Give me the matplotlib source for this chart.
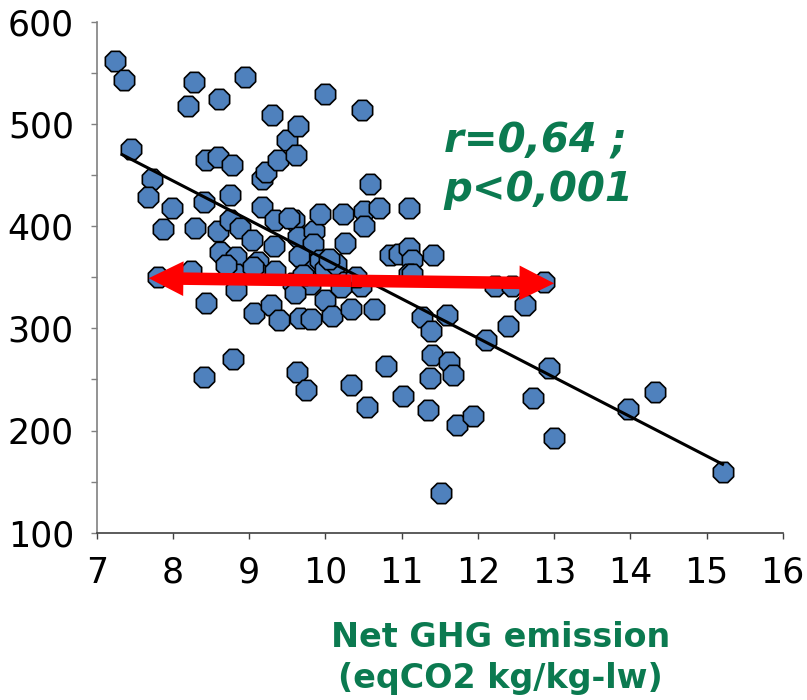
import matplotlib
matplotlib.use("Agg")
import matplotlib.pyplot as plt
from matplotlib.patches import FancyArrowPatch, ArrowStyle
from matplotlib.ticker import MultipleLocator

# emission (x) and second variable (y)
ghg = [7.24, 7.36, 7.45, 7.73, 7.67, 7.99, 7.87, 7.80, 8.27, 8.19,
       8.60, 8.95, 8.43, 8.59, 8.77, 8.41, 8.75, 8.29, 8.59, 8.75,
       8.88, 8.62, 8.82, 8.24, 8.43, 8.82, 8.83, 8.78, 8.41, 9.04,
       9.17, 9.17, 9.22, 9.30, 9.38, 9.49, 9.64, 9.61, 9.99, 10.48,
       9.34, 9.59, 9.32, 9.12, 9.12, 9.34, 9.64, 9.85, 9.84, 9.93,
       9.74, 9.65, 9.93, 9.58, 9.80, 10.00, 10.14, 10.26, 10.23, 10.50,
       10.50, 10.70, 10.59, 11.09, 10.26, 10.46, 10.00, 9.06, 9.29, 9.39,
       9.66, 9.81, 10.08, 10.34, 10.63, 9.63, 9.74, 10.33, 10.54, 10.80,
       11.02, 10.84, 10.96, 11.09, 11.14, 11.09, 11.14, 11.41, 11.26, 11.38,
       11.59, 11.40, 11.62, 11.67, 11.37, 11.35, 11.73, 11.93, 11.52, 12.11,
       12.40, 12.22, 12.45, 12.62, 12.87, 12.93, 12.72, 13.00, 13.97, 14.32,
       15.21, 9.52, 9.05, 9.70, 10.40, 10.20, 8.70, 10.05, 9.60]
weight = [562, 543, 475, 446, 428, 418, 397, 350, 541, 518,
          524, 546, 465, 468, 460, 424, 430, 398, 395, 406,
          398, 375, 370, 356, 325, 353, 337, 270, 252, 386,
          419, 446, 453, 509, 465, 484, 498, 470, 529, 514,
          406, 406, 381, 365, 354, 356, 389, 395, 382, 412,
          362, 371, 367, 344, 343, 358, 363, 383, 412, 415,
          400, 418, 441, 418, 345, 341, 328, 315, 323, 308,
          310, 309, 312, 319, 319, 257, 240, 245, 223, 263,
          234, 372, 373, 379, 367, 353, 353, 372, 311, 297,
          313, 274, 267, 254, 251, 220, 205, 214, 139, 289,
          302, 341, 341, 323, 345, 261, 232, 193, 221, 238,
          159, 408, 360, 352, 350, 340, 362, 368, 335]

# regression line end points
trend_x = [7.33, 15.21]
trend_y = [470, 167]

# red double arrow (left tip, right tip)
arrow_x = [7.68, 13.0]
arrow_y = [349, 344]

green = "#0B7A50"
blue = "#4F81BD"

fig = plt.figure(figsize=(8.07, 7.0), dpi=100)
ax = fig.add_axes([0.120, 0.239, 0.850, 0.730])

ax.scatter(ghg, weight, marker="8", s=250, facecolor=blue,
           edgecolor="black", linewidth=1.2, zorder=2)
ax.plot(trend_x, trend_y, color="black", linewidth=2.2, zorder=3)

mid = ((arrow_x[0] + arrow_x[1]) / 2, (arrow_y[0] + arrow_y[1]) / 2)
style = ArrowStyle.Simple(head_length=2.5, head_width=2.5, tail_width=0.9)
for tip in zip(arrow_x, arrow_y):
    a = FancyArrowPatch(mid, tip, arrowstyle=style, mutation_scale=10,
                        color="#FF0000", linewidth=0, shrinkA=0, shrinkB=0,
                        zorder=4)
    ax.add_patch(a)

ax.text(11.55, 459, "r=0,64 ;\np<0,001", color=green, fontsize=29,
        fontweight="bold", fontstyle="italic", ha="left", va="center",
        linespacing=1.3)

ax.set_xlim(7, 16)
ax.set_ylim(100, 600)
ax.xaxis.set_major_locator(MultipleLocator(1))
ax.yaxis.set_major_locator(MultipleLocator(100))
ax.yaxis.set_minor_locator(MultipleLocator(50))

for s in ["top", "right"]:
    ax.spines[s].set_visible(False)
ax.spines["left"].set_color("#808080")
ax.spines["bottom"].set_color("#404040")
ax.spines["left"].set_linewidth(1.2)
ax.spines["bottom"].set_linewidth(1.2)

ax.tick_params(axis="y", which="both", direction="out", length=4.5,
               width=1, color="#808080", pad=12, labelsize=25)
ax.tick_params(axis="x", which="both", direction="out", length=4.5,
               width=1, color="#404040", pad=12, labelsize=25)

fig.text(0.62, 0.06, "Net GHG emission\n(eqCO2 kg/kg-lw)", color=green,
         fontsize=24, fontweight="bold", ha="center", va="center",
         linespacing=1.3)

fig.savefig("out.png", dpi=100)
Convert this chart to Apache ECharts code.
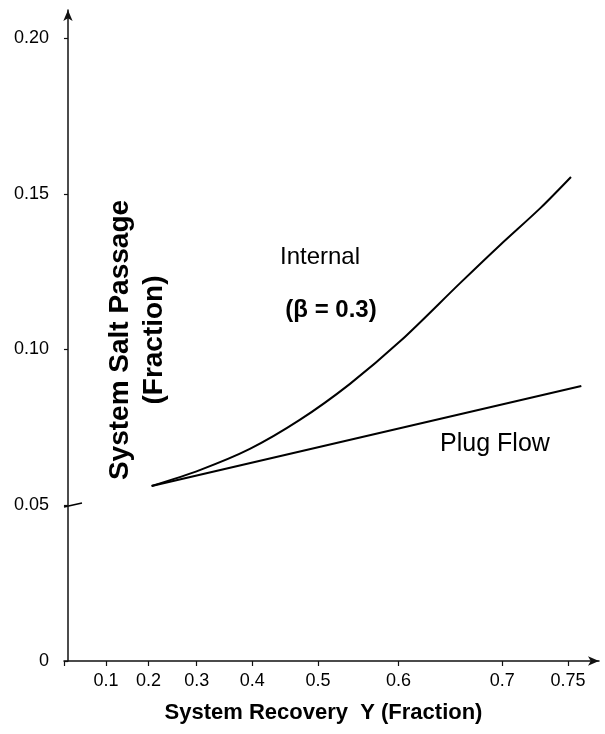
<!DOCTYPE html>
<html>
<head>
<meta charset="utf-8">
<script src="https://cdn.jsdelivr.net/npm/echarts@6/dist/echarts.min.js"></script>
<style>
  html, body { margin: 0; padding: 0; background: #fff; }
  #chart { width: 605px; height: 734px; }
</style>
</head>
<body>
<div id="chart"></div>
<script>
// recovery axis is drawn on a -ln(1 - Y) scale, like the original figure
const xTicks = [0.1, 0.2, 0.3, 0.4, 0.5, 0.6, 0.7, 0.75]
const yTicks = [0, 0.05, 0.10, 0.15, 0.20]

const internalRecovery = [0.207, 0.306, 0.396, 0.474, 0.542, 0.602, 0.663, 0.698, 0.730, 0.752]
const internalPassage = [0.0562, 0.0613, 0.0681, 0.0774, 0.0889, 0.1027, 0.1214, 0.1335, 0.1454, 0.1554]

const plugRecovery = [0.207, 0.759]
const plugPassage = [0.0562, 0.0883]

const font = '"Liberation Sans", Arial, sans-serif'
const toAxis = y => -Math.log(1 - y)
const fromAxis = v => 1 - Math.exp(-v)
const pairs = (xs, ys) => xs.map((x, i) => [toAxis(x), ys[i]])

const chart = echarts.init(document.getElementById('chart'))

chart.setOption({
  backgroundColor: '#fff',
  animation: false,
  grid: { left: 64, right: 6, top: 10, bottom: 73, outerBoundsMode: 'none' },
  xAxis: {
    type: 'value',
    min: -0.011,
    max: 1.472,
    name: 'System Recovery  Y (Fraction)',
    nameLocation: 'middle',
    nameGap: 41,
    nameTextStyle: { fontFamily: font, fontSize: 22, fontWeight: 'bold', color: '#000', padding: [0, 16, 0, 0] },
    axisLine: { lineStyle: { color: '#111', width: 1.5 }, symbol: ['none', 'arrow'], symbolSize: [7, 11] },
    axisTick: { customValues: [-0.011].concat(xTicks.map(toAxis)), length: 5, lineStyle: { color: '#111', width: 1.2 } },
    axisLabel: {
      customValues: xTicks.map(toAxis),
      margin: 11,
      fontFamily: font,
      fontSize: 18,
      color: '#000',
      formatter: v => String(+fromAxis(v).toFixed(2)),
    },
    splitLine: { show: false },
  },
  yAxis: {
    type: 'value',
    min: 0,
    max: 0.209,
    axisLine: { show: true, lineStyle: { color: '#111', width: 1.5 }, symbol: ['none', 'arrow'], symbolSize: [7, 11] },
    axisTick: { show: true, customValues: yTicks, length: 4, lineStyle: { color: '#111', width: 1.2 } },
    axisLabel: {
      customValues: yTicks,
      margin: 15,
      fontFamily: font,
      fontSize: 18,
      color: '#000',
      formatter: v => (v === 0 ? '0' : v.toFixed(2)),
    },
    splitLine: { show: false },
  },
  series: [
    {
      name: 'Internal (β = 0.3)',
      type: 'line',
      data: pairs(internalRecovery, internalPassage),
      smooth: 0.3,
      symbol: 'none',
      lineStyle: { color: '#000', width: 2 },
    },
    {
      name: 'Plug Flow',
      type: 'line',
      data: pairs(plugRecovery, plugPassage),
      symbol: 'none',
      lineStyle: { color: '#000', width: 2 },
    },
  ],
  graphic: [
    {
      type: 'text',
      x: 137,
      y: 340,
      rotation: Math.PI / 2,
      style: {
        text: 'System Salt Passage\n(Fraction)',
        fontFamily: font,
        fontSize: 28,
        fontWeight: 'bold',
        lineHeight: 34,
        fill: '#000',
        align: 'center',
        verticalAlign: 'middle',
      },
    },
    {
      type: 'text',
      x: 320,
      y: 257,
      style: { text: 'Internal', fontFamily: font, fontSize: 24, fill: '#000', align: 'center', verticalAlign: 'middle' },
    },
    {
      type: 'text',
      x: 331,
      y: 310,
      style: { text: '(β = 0.3)', fontFamily: font, fontSize: 24, fontWeight: 'bold', fill: '#000', align: 'center', verticalAlign: 'middle' },
    },
    {
      type: 'text',
      x: 495,
      y: 444,
      style: { text: 'Plug Flow', fontFamily: font, fontSize: 25, fill: '#000', align: 'center', verticalAlign: 'middle' },
    },
    {
      type: 'line',
      shape: { x1: 64, y1: 507, x2: 82, y2: 503 },
      style: { stroke: '#000', lineWidth: 1.5 },
    },
  ],
})
</script>
</body>
</html>
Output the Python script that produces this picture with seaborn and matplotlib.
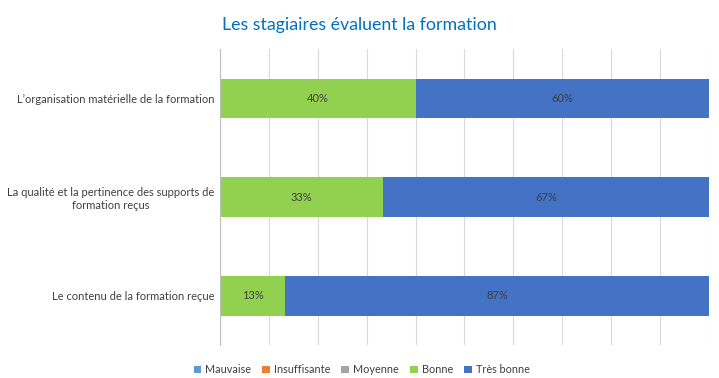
import pandas as pd
import matplotlib.pyplot as plt
import seaborn as sns
from matplotlib.patches import Patch

# --- data ---
criteres = [
    "L\u2019organisation matérielle de la formation",
    "La qualité et la pertinence des supports de\nformation reçus",
    "Le contenu de la formation reçue",
]
niveaux = ["Mauvaise", "Insuffisante", "Moyenne", "Bonne", "Très bonne"]
mauvaise = [0, 0, 0]
insuffisante = [0, 0, 0]
moyenne = [0, 0, 0]
bonne = [40, 33.3, 13.3]
tres_bonne = [60, 66.7, 86.7]

couleurs = ["#5B9BD5", "#ED7D31", "#A5A5A5", "#92D050", "#4472C4"]

df = pd.DataFrame({"critere": criteres, "Mauvaise": mauvaise,
                   "Insuffisante": insuffisante, "Moyenne": moyenne,
                   "Bonne": bonne, "Très bonne": tres_bonne})
# cumuls pour empiler les barres (on dessine du plus long au plus court)
cum = df[niveaux].cumsum(axis=1)

sns.set_style("white")
plt.rcParams['font.family'] = ['Lato', 'DejaVu Sans']

fig = plt.figure(figsize=(7.19, 3.78), dpi=100)
ax = fig.add_axes([0.306, 0.087, 0.680, 0.783])

for niv, col in reversed(list(zip(niveaux, couleurs))):
    sns.barplot(data=cum.assign(critere=df["critere"]), y="critere", x=niv,
                color=col, width=0.4, orient="h", ax=ax, saturation=1,
                edgecolor="none", linewidth=0)

# étiquettes centrées dans chaque segment visible
bars_tb = ax.containers[0]   # Très bonne
bars_b = ax.containers[1]    # Bonne
for cont, vals in [(bars_tb, tres_bonne), (bars_b, bonne)]:
    for rect, v in zip(cont, vals):
        if v > 0:
            x0 = rect.get_width() - v
            ax.text(x0 + v / 2, rect.get_y() + rect.get_height() / 2, f"{v:.0f}%",
                    ha="center", va="center", fontsize=8, color="#404040")

ax.set_xlim(0, 100)
ax.set_ylim(2.5, -0.5)
ax.set_xticks(range(0, 101, 10))
ax.set_xticklabels([])
ax.xaxis.grid(True, color="#D9D9D9", linewidth=0.8)
ax.set_axisbelow(True)
ax.tick_params(axis="both", length=0)
ax.tick_params(axis="y", labelsize=8.0, labelcolor="#404040", pad=4)
for t in ax.get_yticklabels():
    t.set_multialignment("center")
ax.set_xlabel("")
ax.set_ylabel("")
for s in ["top", "right", "bottom"]:
    ax.spines[s].set_visible(False)
ax.spines["left"].set_color("#BFBFBF")
ax.spines["left"].set_linewidth(0.8)

fig.suptitle("Les stagiaires évaluent la formation", x=0.5, y=0.955,
             fontsize=12.8, color="#0070C0")

handles = [Patch(facecolor=c, edgecolor="none", label=n) for n, c in zip(niveaux, couleurs)]
fig.legend(handles=handles, loc="center", bbox_to_anchor=(0.503, 0.022), ncol=5,
           frameon=False, fontsize=7.8, handlelength=0.7, handleheight=0.7,
           handletextpad=0.4, columnspacing=1.0, labelcolor="#404040")

plt.savefig("out.png", dpi=100)
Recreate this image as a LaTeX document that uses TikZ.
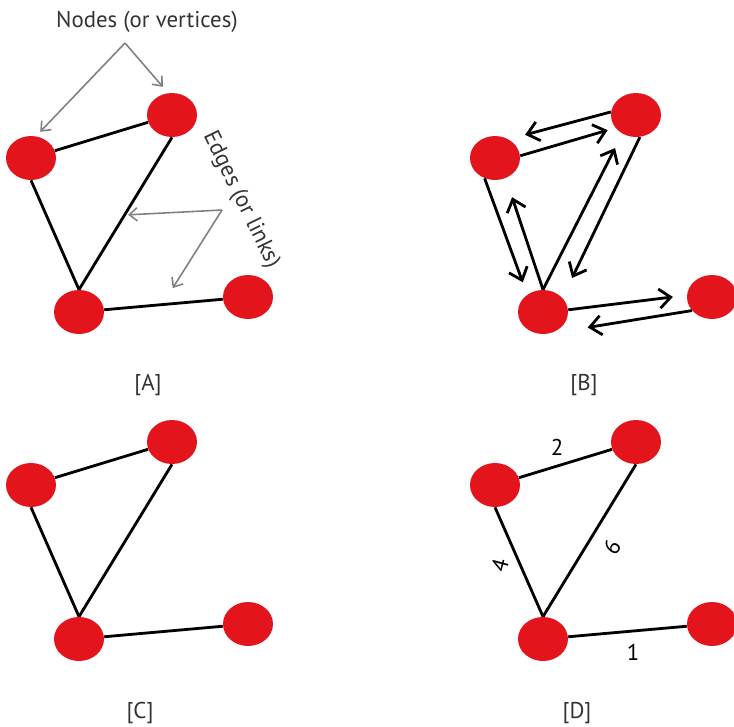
\documentclass[tikz,border=0pt]{standalone}
\usepackage{fontspec}
\setmainfont{PT Sans}
\usetikzlibrary{shapes.geometric,arrows.meta}
\definecolor{rouge}{RGB}{228,20,28}
\newcommand{\sommets}[1]{\node[noeud] (#1l) at (31,158) {};
	\node[noeud] (#1t) at (172,115) {};
	\node[noeud] (#1b) at (79,312) {};
	\node[noeud] (#1r) at (248,297) {}}
\newcommand{\aretes}[1]{\draw[epais] (#1l) -- (#1t);
	\draw[epais] (#1l.south) -- (#1b.north);
	\draw[epais] (#1t.south) -- coordinate[pos=0.51] (#1tb) (#1b.north);
	\draw[epais] (#1b) -- coordinate[pos=0.49] (#1br) (#1r)}
\newcommand{\fleche}[3]{\draw[epais,-{Straight Barb[length=6.5pt,width=11pt]},
	shorten >=#3] (#1) -- (#2)}
\newcommand{\gris}[3]{\draw[fin,-{Straight Barb[length=4.5pt,width=7.5pt]},
	shorten >=#3] (#1) -- (#2)}

\begin{document}
\begin{tikzpicture}[x=0.02cm, y=-0.02cm,
	noeud/.style={ellipse, fill=rouge, minimum width=1cm, minimum height=0.88cm, inner sep=0pt},
	epais/.style={line width=1.6pt, black},
	fin/.style={line width=0.9pt, black!50},
	texte/.style={font=\fontsize{13pt}{15pt}\selectfont, text=black!80, inner sep=0pt}]
\useasboundingbox (0,0) rectangle (734,727);
%Graph A
	\sommets{A};
	\aretes{A};
	\node[texte] (noeuds) at (147,22) {Nodes (or vertices)};
	\node[texte, rotate=-64] (liens) at (241,200) {Edges (or links)};
	\coordinate (hautN) at (125,43);
	\coordinate (hautE) at (222,210);
	\gris{hautN}{Al.77}{0.12cm};
	\gris{hautN}{At.100}{0.16cm};
	\gris{hautE}{Atb}{0.07cm};
	\gris{hautE}{Abr}{0.39cm};
	\node[texte] (nomA) at (148,385) {[A]};
%Graph B
\begin{scope}[shift={(464,0)}]
	\sommets{B};
	\fleche{Bl.5}{Bt.212}{0.16cm};
	\fleche{Bt.173}{Bl.54}{0.34cm};
	\fleche{Bl.243}{Bb.132}{0.26cm};
	\fleche{Bb.north}{Bl.298}{0.4cm};
	\fleche{Bb.north}{Bt.234}{0.32cm};
	\fleche{Bt.280}{Bb.36}{0.44cm};
	\fleche{Bb.5}{Br.176}{0.28cm};
	\fleche{Br.214}{Bb.286}{0.78cm};
	\node[texte] (nomB) at (120,385) {[B]};
\end{scope}
%Graph C
\begin{scope}[shift={(0,327)}]
	\sommets{C};
	\aretes{C};
	\node[texte] (nomC) at (140,386) {[C]};
\end{scope}
%Graph D
\begin{scope}[shift={(464,327)}]
	\sommets{D};
	\aretes{D};
	\node[texte, text=black] (poids2) at (93,120) {2};
	\node[texte, text=black, rotate=75] (poids4) at (36,238) {4};
	\node[texte, text=black, rotate=60] (poids6) at (148,220) {6};
	\node[texte, text=black] (poids1) at (169,325) {1};
	\node[texte] (nomD) at (113,386) {[D]};
\end{scope}
\end{tikzpicture}
\end{document}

━━━━━━

## Aim of the exercise
Without the pictures, repeat the entries above line by line, from the first through the one that contains "from matplotlib.ticker import MultipleLocator", both ends included.

## Correct response
Give me the matplotlib source for this chart.
import matplotlib
matplotlib.use("Agg")
import matplotlib.pyplot as plt
from matplotlib.patches import FancyArrowPatch, ArrowStyle
from matplotlib.ticker import MultipleLocator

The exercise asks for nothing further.